Meet a Hibernating Primate: Vietnam's Slow Loris
A pygmy slow loris (Nycticebus pygmaeus) in its natural habitat. The picture was taken in the Cuc Phuong National Park in Vietnam.
Credit: Tilo Nadler

Hibernation is well-documented in a number of animal species, and is common across the mammal family tree. In primates, however, it's almost unheard of. Until recently, the only primates known to hibernate were Madagascar lemurs. But scientists have found another primate that settles down for a seasonal snooze: the pygmy slow loris, native to Vietnam.

Researchers conducted the first-ever study of hibernation in pygmy slow lorises (Nycticebus pygmaeus), working with six adult animals at Vietnam's Endangered Primate Rescue Center. The researchers were looking for evidence such as reduced body temperature for extended periods of time, occurring in otherwise healthy animals. They built nesting boxes to mimic the tree holes that the lorises typically use for hibernating, and implanted the lorises with devices that logged their temperatures every 6 minutes for nearly a year.

During the cool, dry winter months, from late October until early April, the lorises exhibited behavior and physical responses consistent with animals that are known hibernators. They would repeatedly retreat to their nesting boxes and lapse into periods of inactivity that lasted up to 63 consecutive hours at a time, the researchers said. While in hibernation, their temperatures would dip to about 52 degrees Fahrenheit (11 degrees Celsius). [In Photos: Cute New Slow Loris Species]

The animals' bodies would also be stiff to the touch, said the study's corresponding author, Thomas Ruf, a physiologist with the University of Veterinary Medicine in Vienna.

Ruf told Live Science that he had suspected for some time that lorises hibernated, based on accounts dating back to the 1980s. Those reports described lorises curled up in trees, where they remained inactive for days. But without monitoring the animals over time, it was impossible to tell whether this was a sign of hibernation or of illness, Ruf added.

The data gathered by Ruf and his colleagues provided the first evidence that the lorises entered a state of inactivity and reduced metabolic rate in response to seasonal changes, the new study reported.

Sleeping to survive

Hibernation is an effective survival strategy for animals living in parts of the world where changing seasons mean that food is less available for parts of the year. Pygmy slow lorises eat fruit and insects, and when winter rolls around, the insects become scarce. "That's why we think they hibernate — they have to save energy somehow," Ruf said.

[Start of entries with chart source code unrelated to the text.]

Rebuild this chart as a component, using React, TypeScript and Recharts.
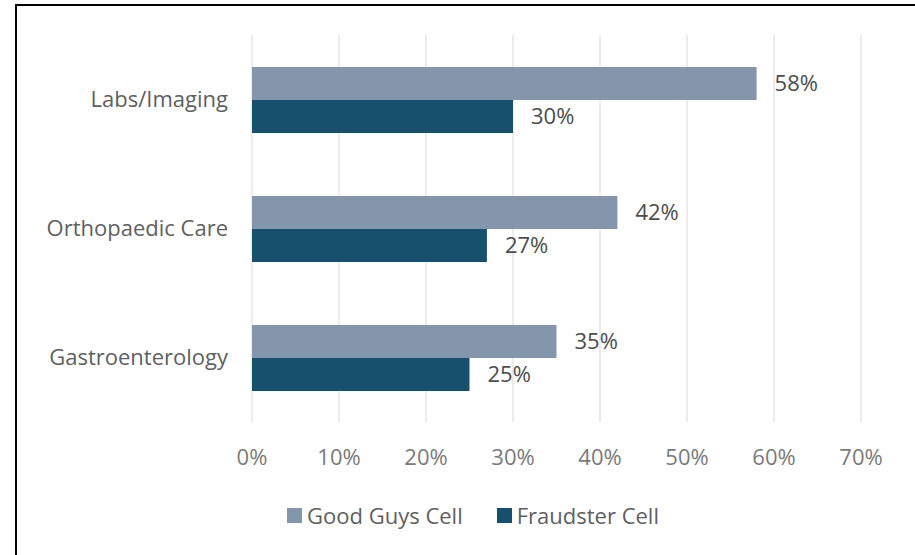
import { Bar, BarChart, CartesianGrid, LabelList, Legend, XAxis, YAxis } from "recharts";

const categories = ["Labs/Imaging", "Orthopaedic Care", "Gastroenterology"];
const goodGuys = [58, 42, 35];
const fraudster = [30, 27, 25];
const xTicks = [0, 10, 20, 30, 40, 50, 60, 70];

const data = categories.map((name, i) => ({ name, good: goodGuys[i], fraud: fraudster[i] }));

const FONT = "'Open Sans', sans-serif";
const GOOD = "#8496AC";
const FRAUD = "#17506D";

function LegendBox() {
  const items = [
    { label: "Good Guys Cell", color: GOOD },
    { label: "Fraudster Cell", color: FRAUD },
  ];
  return (
    <div style={{ display: "flex", justifyContent: "center", gap: 34, paddingTop: 20, paddingLeft: 14, fontFamily: FONT, fontSize: 22, color: "#5f5f5f" }}>
      {items.map((it) => (
        <div key={it.label} style={{ display: "flex", alignItems: "center", gap: 5 }}>
          <span style={{ width: 15, height: 15, background: it.color, display: "inline-block" }} />
          <span>{it.label}</span>
        </div>
      ))}
    </div>
  );
}

export default function App() {
  return (
    <div
      style={{
        position: "absolute",
        left: 15,
        top: 4,
        width: 898,
        height: 549,
        borderTop: "2px solid #000",
        borderLeft: "2px solid #000",
        background: "#fff",
      }}
    >
      <BarChart
        width={898}
        height={549}
        data={data}
        layout="vertical"
        margin={{ top: 29, right: 54, left: 0, bottom: 0 }}
        barGap={0}
      >
        <CartesianGrid horizontal={false} stroke="#D9D9D9" />
        <XAxis
          type="number"
          domain={[0, 70]}
          ticks={xTicks}
          tickFormatter={(v) => `${v}%`}
          axisLine={false}
          tickLine={false}
          tickMargin={21}
          height={58}
          tick={{ fill: "#7a7a7a", fontSize: 22, fontFamily: FONT }}
        />
        <YAxis
          type="category"
          dataKey="name"
          width={235}
          axisLine={false}
          tickLine={false}
          tickMargin={18}
          tick={{ fill: "#5f5f5f", fontSize: 22, fontFamily: FONT }}
        />
        <Legend
          verticalAlign="bottom"
          content={() => <LegendBox />}
          wrapperStyle={{ left: 0, width: 898, height: 75 }}
        />
        <Bar dataKey="good" name="Good Guys Cell" fill={GOOD} barSize={33} isAnimationActive={false}>
          <LabelList
            dataKey="good"
            position="right"
            offset={18}
            formatter={(v: number) => `${v}%`}
            style={{ fill: "#4d4d4d", fontSize: 22, fontFamily: FONT }}
          />
        </Bar>
        <Bar dataKey="fraud" name="Fraudster Cell" fill={FRAUD} barSize={33} isAnimationActive={false}>
          <LabelList
            dataKey="fraud"
            position="right"
            offset={18}
            formatter={(v: number) => `${v}%`}
            style={{ fill: "#4d4d4d", fontSize: 22, fontFamily: FONT }}
          />
        </Bar>
      </BarChart>
    </div>
  );
}
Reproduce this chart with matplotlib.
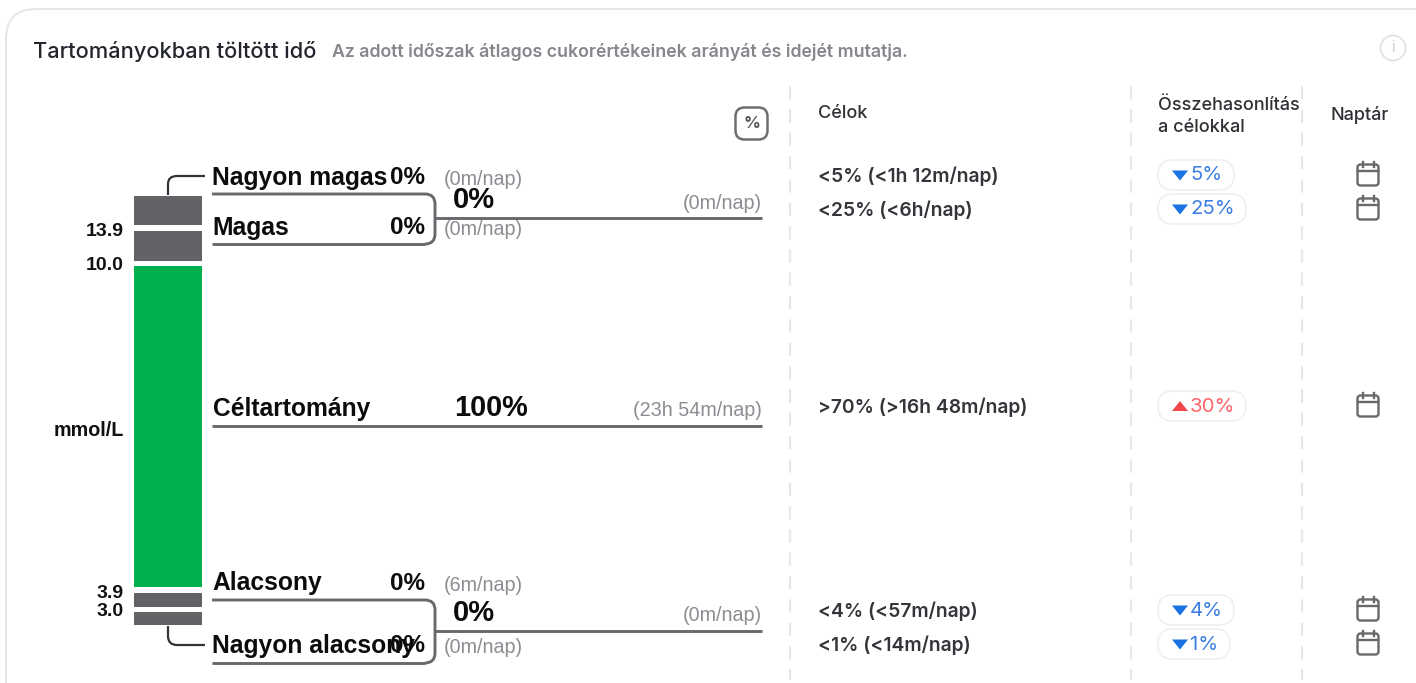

Another benefit of hibernation is that the drop in body temperature means that animals' natural body odors are reduced, making the creatures harder for predators to detect, Ruf said. He recalled an experiment from decades ago that "you couldn't do these days," in which hibernating mice were placed in a room with hungry weasels. Because the mice were cold, motionless and stiff, the weasels weren't interested and left the potential prey alone.

Likewise, lorises hibernating in trees would be easy prey for snakes, but a cold, stiff, loris doesn't have much appeal to predators looking for a warm, lively dinner. "Hibernation is a very safe time for animals," Ruf told Live Science. "They have a very high survival probability."

Winter break

Small wonder, then, that so many animals hibernate. In mammals, hibernation appears in 11 different orders, which suggests the behavior originated far back in the ancestral time line of mammals. "It's unlikely that it evolved independently among so many genetic branches, " Ruf said. "So it must be really old."

It's possible that more hibernating species are yet to be discovered, even in the primate lineage, where hibernation is considered rare. Hibernating lemurs and the pygmy slow loris all belong to the same suborder, Strepsirrhini, and more species in that grouping could be hibernators, too, the researchers said.

"I suspect there are more primates that hibernate," Ruf added. "Now we have to go and look."

The findings were published online Dec. 3 in the journal Scientific Reports.